Hoje, a cidade mergulhou em sombras quando a energia resolveu se ausentar por algumas horas. Foi nesse manto escuro que meus pensamentos vagaram livres, explorando os labirintos da dependência humana. Como somos frágeis, não apenas sem a eletricidade, mas sem tantas outras muletas invisíveis que nos sustentam.
Percebemos quão despreparados e desinformados somos, tateando no escuro em busca de orientação. O porquê da escuridão, sem saber quando a luz retornará. São nesses instantes de incerteza que a humanidade aflora em nós… Famílias se reuniram nos quintais e terraços para contemplar o céu estrelado. Namorados se beijaram sob a lua e fotos das estrelas foram tiradas, imortalizando esses momentos efêmeros. Histórias do universo foram contadas, tecendo laços entre gerações.
No breu, corremos em busca de velas, pequenos sóis que iluminam nossa escuridão interior. Será que ainda há quem vá à pracinha para conversar e espantar a solidão das paredes de casa? E aquele jantar, interrompido pelo apagão, transformado em um banquete à luz de velas?

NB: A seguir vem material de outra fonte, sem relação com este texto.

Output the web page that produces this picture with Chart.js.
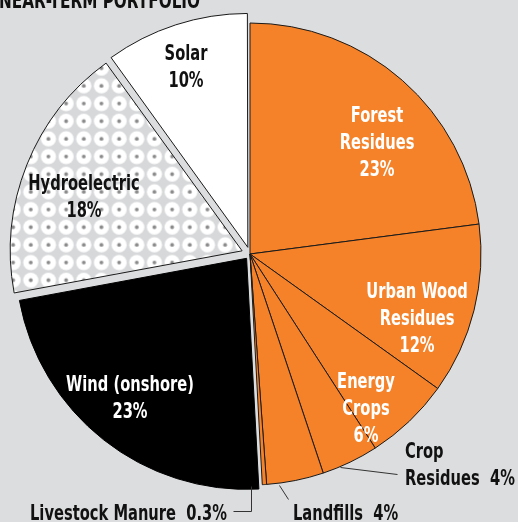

A vida é um mosaico de realidades, cada lar uma história, cada indivíduo uma peça única. Isso é humanidade, essa multiculturalidade que nos enriquece. Mas e as empresas, capazes de seguir produzindo no escuro? E os hospitais, com seus geradores pulsando como corações ansiosos, temendo falhas que possam custar vidas?
A escuridão que nos cerca é também a incerteza do amanhã, o medo e a esperança entrelaçados. No breu, cada sombra carrega o peso do desconhecido, e cada vela acesa é um farol de possibilidades. E se a luz nunca voltar? E se amanhã for diferente de tudo que conhecemos? No escuro, vislumbramos caminhos não trilhados, escolhas não feitas, futuros ainda por sonhar. É aí que reside a nossa liberdade poética, na capacidade de imaginar, de transformar incertezas em inspirações, traçando planos que iluminem nossa jornada, mesmo quando o horizonte é um mistério.
Nas sombras de um momento de ira ou tristeza, de raiva ou paixão, de uma fossa, de uma partida, de um luto, de um adeus — nem que seja ao seu antigo eu — é onde a literatura encontra seu refúgio. Um oásis na escuridão, onde a mente cria, onde o coração pulsa entre suas próprias incertezas para gerar esperança. Esperando pelo alvorecer, que traz consigo a promessa da tão aguardada renovação.
03 de julho de 2024
MARATAÍZES/ES
PS. Contexto da Poesia
Durante um longo apagão que afetou Marataízes na noite de quarta-feira, 3 de julho de 2024, acompanhado das cadelas Lili e Frida, observei o céu estrelado. Registrei o momento em fotos e inspirado pelo cenário fiz esta poesia. A experiência me trouxe reflexões sobre a vulnerabilidade humana e a beleza encontrada nos momentos mais simples da vida.